Above is a statue outside the entrance to the Nanjing Massacre Museum and memorial. I won't be posting any other photos from it because it was such a disturbing place. Walking in, there are huge letters stating "300,000 VICTIMS": the number of Chinese killed by Japanese soldiers within a six-week period in 1937.
In the year 1937 Japanese soldiers began invading Chinese cities, starting from the northeast and heading south. Among the cities they invaded were Shanghai and Nanjing, but the war crimes committed in Nanjing are infamous. Hundreds of thousands died while tens of thousands more were wounded, and all were impacted in some way.
The museum's architecture was really beautiful and effective, with lots of clean lines. The inside of the museum was dark, with artifacts in glass cases along the wall and videos playing on screens and projected on walls.
It was truly heartbreaking and unbelievable to see some of the pictures they had posted. Decapitated victims, brutal murders, dead children... The area devoted to crimes against women were sickening. I wanted to vomit.

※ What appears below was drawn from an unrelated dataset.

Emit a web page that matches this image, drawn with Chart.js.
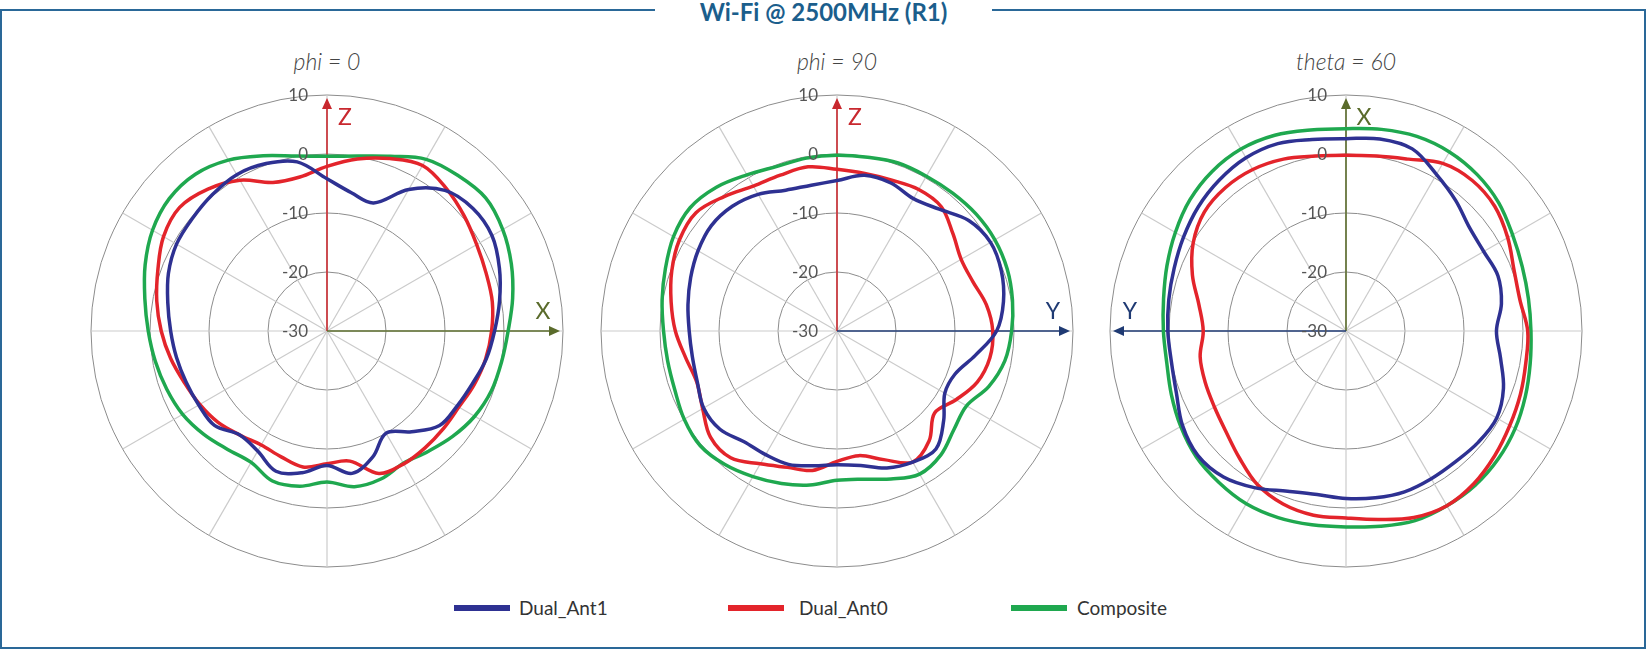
<!DOCTYPE html>
<html>
<head>
<meta charset="utf-8">
<script src="https://cdn.jsdelivr.net/npm/chart.js@4.4.1/dist/chart.umd.min.js"></script>
<style>
  html, body { margin: 0; padding: 0; background: #fff; }
  body { width: 1646px; height: 650px; position: relative; overflow: hidden; font-family: Lato, "Open Sans", sans-serif; }
  #frame { position: absolute; left: 0; top: 9px; width: 1642px; height: 636px; border: 2px solid #2a6898; }
  #title { position: absolute; left: 655px; top: -1px; width: 337px; text-align: center; background: #fff;
           font: bold 24px Lato, sans-serif; color: #1b5e8c; line-height: 26px; }
  .sub { position: absolute; top: 48px; width: 300px; text-align: center; font: italic 300 23px Lato, sans-serif;
         color: #444; line-height: 26px; }
  .plot { position: absolute; top: 81px; width: 500px; height: 500px; }
  .lg-sw { position: absolute; top: 605px; height: 6px; width: 56px; }
  .lg-tx { position: absolute; top: 596px; line-height: 24px; font: 19px Lato, sans-serif; color: #333; }
</style>
</head>
<body>
<div id="frame"></div>
<div id="title">Wi-Fi @ 2500MHz (R1)</div>
<div class="sub" style="left:177px">phi = 0</div>
<div class="sub" style="left:687px">phi = 90</div>
<div class="sub" style="left:1196px">theta = 60</div>
<div class="plot" style="left:77px"><canvas id="c1" width="500" height="500"></canvas></div>
<div class="plot" style="left:587px"><canvas id="c2" width="500" height="500"></canvas></div>
<div class="plot" style="left:1096px"><canvas id="c3" width="500" height="500"></canvas></div>
<div id="legend"></div>
<script>
// ---------------- DATA ----------------
const angles = [0,10,20,30,40,50,60,70,80,90,100,110,120,130,140,150,160,170,180,190,200,210,220,230,240,250,260,270,280,290,300,310,320,330,340,350];
const rTicks = [-30, -20, -10, 0, 10];
const seriesNames = ['Dual_Ant1', 'Dual_Ant0', 'Composite'];
const plotTitles = ['phi = 0', 'phi = 90', 'theta = 60'];

const phi0_ant1 = [-4.2,-6.2,-6.9,-2.3,1.1,2.3,2.3,1.1,-0.3,-1.6,-2.6,-3.8,-4.55,-5.1,-7.7,-10.0,-7.3,-5.5,-7.2,-5.6,-4.7,-6.5,-7.0,-5.1,-4.9,-4.6,-4.1,-3.5,-2.6,-1.4,-0.55,-0.25,0.2,0.6,0.2,-0.9];
const phi0_ant0 = [-2.1,-0.4,1.1,2.4,1.5,0.35,-0.7,-1.3,-1.55,-2.1,-2.7,-3.45,-4.2,-4.25,-4.15,-4.0,-4.3,-7.6,-7.5,-6.6,-7.3,-7.7,-7.0,-5.9,-5.1,-4.3,-3.1,-1.9,-0.7,0.5,2.0,2.6,1.4,-0.5,-3.2,-3.5];
const phi0_comp = [-0.4,0.1,1.5,3.6,4.45,5.1,4.4,3.25,1.95,0.7,0.05,-0.35,-1.1,-2.2,-3.35,-4.1,-3.3,-3.2,-4.4,-3.3,-2.95,-4.3,-3.8,-2.75,-1.75,-1.1,-0.45,0.3,1.35,2.8,4.15,4.9,4.7,3.45,1.6,0.1];

const phi90_ant1 = [-4.5,-3.2,-3.3,-4.1,-3.05,-0.85,0.05,-0.35,-1.35,-2.95,-6.2,-8.7,-8.9,-6.4,-3.9,-4.35,-5.3,-6.85,-7.35,-6.8,-5.95,-5.8,-5.5,-4.1,-3.9,-4.8,-5.1,-4.95,-4.35,-3.6,-2.8,-2.2,-2.4,-3.25,-4.6,-4.9];
const phi90_ant0 = [-2.6,-2.9,-2.8,-2.3,-2.5,-4.35,-5.7,-5.5,-4.3,-3.6,-3.7,-4.7,-6.7,-8.4,-5.7,-4.35,-6.8,-8.55,-7.9,-6.0,-5.4,-4.0,-1.95,-2.0,-3.7,-4.7,-3.95,-2.6,-1.45,-0.2,0.85,1.2,-0.25,-1.65,-1.9,-1.75];
const phi90_comp = [-0.2,-0.1,0.3,0.3,0.5,0.8,0.9,0.7,0.2,-0.4,-1.1,-2.6,-4.65,-4.1,-2.6,-2.0,-3.3,-4.5,-4.7,-3.5,-2.5,-1.5,-0.45,0.25,-0.1,-0.75,-0.85,-0.6,0.1,0.95,2.0,2.5,1.8,0.55,-0.3,-0.25];

const theta60_ant1 = [2.6,3.05,2.85,0.65,-1.1,-2.7,-3.05,-2.6,-3.25,-4.5,-3.4,-1.6,-0.5,-0.7,-1.1,-1.1,-1.0,-1.3,-1.6,-1.85,-1.1,0.7,2.3,2.8,2.0,0.6,0.05,0.2,0.5,1.0,1.8,2.7,3.4,3.9,3.8,2.95];
const theta60_ant0 = [-0.2,0.1,1.0,2.8,3.3,2.9,1.65,0.3,-0.05,0.8,0.95,1.45,2.05,2.9,3.75,4.2,3.65,2.45,1.7,1.7,1.2,0.05,-1.9,-3.45,-4.25,-4.6,-4.9,-5.8,-4.7,-2.3,-0.1,1.35,1.75,1.6,1.0,0.1];
const theta60_comp = [4.3,4.7,5.1,5.05,4.6,3.8,2.6,1.8,1.4,1.35,1.7,2.35,3.1,3.7,4.1,4.2,4.2,3.6,3.2,3.35,3.65,3.8,3.5,3.15,2.35,1.5,0.85,0.95,1.4,2.3,3.4,4.55,5.3,5.6,5.3,4.6];

// ---------------- STYLE ----------------
const colors = ['#2e3192', '#e3242b', '#1fa84f'];
const axisRed = '#c8282e', axisOlive = '#5a6b2b', axisNavy = '#1f3a73';

// legend (HTML)
(function () {
  const lg = document.getElementById('legend');
  const sw = [454, 728, 1011], tx = [519, 799, 1077];
  seriesNames.forEach((n, i) => {
    const s = document.createElement('div'); s.className = 'lg-sw';
    s.style.left = sw[i] + 'px'; s.style.background = colors[i]; lg.appendChild(s);
    const t = document.createElement('div'); t.className = 'lg-tx';
    t.style.left = tx[i] + 'px'; t.textContent = n; lg.appendChild(t);
  });
})();

function drawArrow(ctx, x0, y0, x1, y1, color) {
  const a = Math.atan2(y1 - y0, x1 - x0), head = 11, hw = 5;
  const bx = x1 - Math.cos(a) * head, by = y1 - Math.sin(a) * head;
  ctx.save();
  ctx.strokeStyle = color; ctx.fillStyle = color; ctx.lineWidth = 1.6;
  ctx.beginPath(); ctx.moveTo(x0, y0); ctx.lineTo(bx, by); ctx.stroke();
  ctx.beginPath(); ctx.moveTo(x1, y1);
  ctx.lineTo(bx - Math.sin(a) * hw, by + Math.cos(a) * hw);
  ctx.lineTo(bx + Math.sin(a) * hw, by - Math.cos(a) * hw);
  ctx.closePath(); ctx.fill();
  ctx.restore();
}

const polarDecor = {
  id: 'polarDecor',
  beforeDatasetsDraw(chart, args, opts) {
    const s = chart.scales.r, ctx = chart.ctx;
    const cx = s.xCenter, cy = s.yCenter;
    const R = s.getDistanceFromCenterForValue(s.max) - 3;
    drawArrow(ctx, cx, cy, cx, cy - R, opts.up.color);
    drawArrow(ctx, cx, cy, cx + opts.side.dir * R, cy, opts.side.color);
    ctx.save();
    ctx.font = '23px Lato, sans-serif';
    ctx.textAlign = 'center'; ctx.textBaseline = 'middle';
    ctx.fillStyle = opts.up.color;
    ctx.fillText(opts.up.label, cx + 18, cy - R + 20);
    ctx.fillStyle = opts.side.color;
    ctx.fillText(opts.side.label, cx + opts.side.dir * (R - 17), cy - 19);
    ctx.restore();
  },
  afterDatasetsDraw(chart) {
    const s = chart.scales.r, ctx = chart.ctx;
    const cx = s.xCenter, cy = s.yCenter;
    ctx.save();
    ctx.font = '17px Lato, sans-serif';
    ctx.fillStyle = '#555';
    ctx.textAlign = 'right'; ctx.textBaseline = 'middle';
    rTicks.forEach(v => {
      ctx.fillText(String(v), cx - 19, cy - s.getDistanceFromCenterForValue(v) + 1);
    });
    ctx.restore();
  }
};

function makeChart(id, data, up, side) {
  return new Chart(document.getElementById(id), {
    type: 'radar',
    data: {
      labels: angles.map(a => a + '°'),
      datasets: data.map((d, i) => ({
        label: seriesNames[i], data: d, borderColor: colors[i], backgroundColor: colors[i],
        borderWidth: 3.5, pointRadius: 0, pointHoverRadius: 0, fill: false, tension: 0.35,
        borderJoinStyle: 'round', borderCapStyle: 'round'
      }))
    },
    options: {
      responsive: false, animation: false, events: [],
      layout: { padding: 14 },
      plugins: { legend: { display: false }, tooltip: { enabled: false }, polarDecor: { up, side } },
      scales: {
        r: {
          min: rTicks[0], max: rTicks[rTicks.length - 1],
          ticks: { display: false, stepSize: 10 },
          pointLabels: { display: false },
          grid: { circular: true, color: '#8c8c8c', lineWidth: 1 },
          angleLines: {
            display: true,
            color: c => (angles[c.index] % 30 === 0 ? '#cbcbcb' : 'rgba(0,0,0,0)'),
            lineWidth: c => (angles[c.index] % 30 === 0 ? 1.2 : 0)
          }
        }
      }
    },
    plugins: [polarDecor]
  });
}

makeChart('c1', [phi0_ant1, phi0_ant0, phi0_comp], { label: 'Z', color: axisRed }, { label: 'X', color: axisOlive, dir: 1 });
makeChart('c2', [phi90_ant1, phi90_ant0, phi90_comp], { label: 'Z', color: axisRed }, { label: 'Y', color: axisNavy, dir: 1 });
makeChart('c3', [theta60_ant1, theta60_ant0, theta60_comp], { label: 'X', color: axisOlive }, { label: 'Y', color: axisNavy, dir: -1 });
</script>
</body>
</html>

And the craziest part of the museum was a mass grave, where there were hundreds of victims' bones in a pit in a building separate from the main exhibit. I couldn't believe it. There was another section with a pile of skulls, and yet another with only a few bodies , just mere feet away from me. I was in rooms with more dead bodies in the museum than I ever wanted to be in my entire life.

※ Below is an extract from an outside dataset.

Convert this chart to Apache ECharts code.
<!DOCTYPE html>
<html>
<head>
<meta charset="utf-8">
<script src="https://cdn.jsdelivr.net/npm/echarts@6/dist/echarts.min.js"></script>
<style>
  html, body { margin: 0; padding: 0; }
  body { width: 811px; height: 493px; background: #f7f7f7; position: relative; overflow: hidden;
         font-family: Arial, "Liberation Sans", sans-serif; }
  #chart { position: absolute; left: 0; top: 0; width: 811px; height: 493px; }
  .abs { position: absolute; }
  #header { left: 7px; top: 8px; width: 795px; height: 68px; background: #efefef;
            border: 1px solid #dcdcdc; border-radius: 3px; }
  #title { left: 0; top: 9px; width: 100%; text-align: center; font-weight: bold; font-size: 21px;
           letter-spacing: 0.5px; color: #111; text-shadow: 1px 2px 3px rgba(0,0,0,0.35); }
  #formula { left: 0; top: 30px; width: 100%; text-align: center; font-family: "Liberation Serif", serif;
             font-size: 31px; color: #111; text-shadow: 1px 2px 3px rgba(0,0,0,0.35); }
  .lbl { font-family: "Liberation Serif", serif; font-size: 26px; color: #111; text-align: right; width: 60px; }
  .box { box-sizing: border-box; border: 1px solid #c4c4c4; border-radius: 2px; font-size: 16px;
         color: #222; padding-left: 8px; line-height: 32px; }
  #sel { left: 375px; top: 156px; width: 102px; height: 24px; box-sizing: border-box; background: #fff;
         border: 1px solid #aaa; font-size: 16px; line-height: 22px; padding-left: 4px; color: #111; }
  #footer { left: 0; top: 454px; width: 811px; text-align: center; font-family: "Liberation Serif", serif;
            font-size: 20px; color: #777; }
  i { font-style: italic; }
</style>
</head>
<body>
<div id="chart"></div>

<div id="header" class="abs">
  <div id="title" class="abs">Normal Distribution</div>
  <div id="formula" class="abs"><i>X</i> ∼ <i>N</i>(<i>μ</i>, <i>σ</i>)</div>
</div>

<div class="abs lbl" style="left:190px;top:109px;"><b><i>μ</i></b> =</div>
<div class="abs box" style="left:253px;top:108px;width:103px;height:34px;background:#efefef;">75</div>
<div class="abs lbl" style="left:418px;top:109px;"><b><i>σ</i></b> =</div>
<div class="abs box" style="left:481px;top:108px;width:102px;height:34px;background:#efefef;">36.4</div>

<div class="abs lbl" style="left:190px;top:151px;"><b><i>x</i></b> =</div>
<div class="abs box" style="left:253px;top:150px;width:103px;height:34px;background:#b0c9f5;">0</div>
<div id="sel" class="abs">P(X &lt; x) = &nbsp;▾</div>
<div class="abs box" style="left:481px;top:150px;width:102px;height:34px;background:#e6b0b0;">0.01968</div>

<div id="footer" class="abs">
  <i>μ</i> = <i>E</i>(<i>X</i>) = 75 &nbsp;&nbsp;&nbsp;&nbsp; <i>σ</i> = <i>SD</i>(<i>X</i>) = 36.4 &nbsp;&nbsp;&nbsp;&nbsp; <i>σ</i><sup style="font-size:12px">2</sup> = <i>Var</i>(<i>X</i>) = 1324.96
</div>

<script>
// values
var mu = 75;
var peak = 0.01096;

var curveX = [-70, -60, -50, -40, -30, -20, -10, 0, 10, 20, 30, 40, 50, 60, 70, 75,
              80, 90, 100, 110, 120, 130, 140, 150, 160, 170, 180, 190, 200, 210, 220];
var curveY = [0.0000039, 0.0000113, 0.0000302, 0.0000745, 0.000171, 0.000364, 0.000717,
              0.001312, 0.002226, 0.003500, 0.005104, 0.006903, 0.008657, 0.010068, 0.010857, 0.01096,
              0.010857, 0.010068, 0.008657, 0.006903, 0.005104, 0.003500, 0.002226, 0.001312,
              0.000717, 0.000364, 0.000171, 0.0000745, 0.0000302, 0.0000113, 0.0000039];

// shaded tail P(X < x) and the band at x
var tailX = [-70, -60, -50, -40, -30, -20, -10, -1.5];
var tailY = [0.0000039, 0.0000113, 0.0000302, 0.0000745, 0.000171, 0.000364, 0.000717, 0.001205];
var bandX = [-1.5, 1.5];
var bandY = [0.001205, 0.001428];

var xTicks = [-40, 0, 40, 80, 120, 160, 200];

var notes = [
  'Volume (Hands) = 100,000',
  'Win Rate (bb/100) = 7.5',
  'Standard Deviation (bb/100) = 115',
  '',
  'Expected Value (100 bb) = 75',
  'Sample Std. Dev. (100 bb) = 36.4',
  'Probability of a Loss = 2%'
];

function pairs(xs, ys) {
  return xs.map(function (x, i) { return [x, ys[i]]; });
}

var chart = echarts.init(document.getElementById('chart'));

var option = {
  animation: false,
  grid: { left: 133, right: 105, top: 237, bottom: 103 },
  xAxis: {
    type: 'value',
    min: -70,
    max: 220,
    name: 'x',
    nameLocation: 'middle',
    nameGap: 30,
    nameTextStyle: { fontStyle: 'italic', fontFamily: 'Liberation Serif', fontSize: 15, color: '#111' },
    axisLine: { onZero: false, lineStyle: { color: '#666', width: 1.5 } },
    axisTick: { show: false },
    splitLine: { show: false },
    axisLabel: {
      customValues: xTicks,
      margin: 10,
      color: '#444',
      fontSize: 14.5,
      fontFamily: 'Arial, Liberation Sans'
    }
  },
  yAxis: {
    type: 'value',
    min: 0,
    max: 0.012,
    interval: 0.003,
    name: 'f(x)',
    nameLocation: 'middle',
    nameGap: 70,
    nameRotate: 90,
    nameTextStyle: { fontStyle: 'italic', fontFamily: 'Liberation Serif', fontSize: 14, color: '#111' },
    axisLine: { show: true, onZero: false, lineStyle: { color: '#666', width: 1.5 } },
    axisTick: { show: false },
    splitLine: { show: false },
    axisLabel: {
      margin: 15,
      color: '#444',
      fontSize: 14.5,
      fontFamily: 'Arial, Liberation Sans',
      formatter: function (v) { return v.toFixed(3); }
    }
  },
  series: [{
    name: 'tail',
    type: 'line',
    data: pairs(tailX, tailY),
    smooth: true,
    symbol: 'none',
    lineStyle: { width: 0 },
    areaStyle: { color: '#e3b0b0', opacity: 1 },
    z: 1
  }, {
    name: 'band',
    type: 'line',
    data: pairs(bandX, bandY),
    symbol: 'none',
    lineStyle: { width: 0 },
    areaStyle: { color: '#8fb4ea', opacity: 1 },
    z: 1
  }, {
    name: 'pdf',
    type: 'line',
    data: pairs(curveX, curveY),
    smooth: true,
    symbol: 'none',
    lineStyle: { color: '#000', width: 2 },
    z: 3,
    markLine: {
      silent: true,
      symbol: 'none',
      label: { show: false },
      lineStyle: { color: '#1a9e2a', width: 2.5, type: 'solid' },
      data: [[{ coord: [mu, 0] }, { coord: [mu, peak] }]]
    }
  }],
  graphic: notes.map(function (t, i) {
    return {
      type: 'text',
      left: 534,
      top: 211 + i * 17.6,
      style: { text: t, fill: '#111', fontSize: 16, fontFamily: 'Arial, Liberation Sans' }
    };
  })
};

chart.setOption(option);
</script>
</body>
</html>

I'm really glad and grateful that I was able to visit the museum. It was a very sobering and educational experience-- I really didn't know all that much about the Nanjing Massacre, or Rape of Nanjing, when walking in the doors. I definitely left changed. It's hard for me, as a sheltered American girl who has grown up in relative peacetime, to imagine the atrocities of any war, let alone the war crimes of such gravity as commited in 1937.
I did take issue with some of the statements in the museum which seemed slanted and possibly untrue, and the fact that instead of moving forward to forgiveness, understanding, or even compassion, the country instead looks ahead to "socialism with Chinese characteristics"--direct quote-- as its future.
But above all it was a beautiful memorial to such a horrible period in history, and well worth a visit. But maybe just one.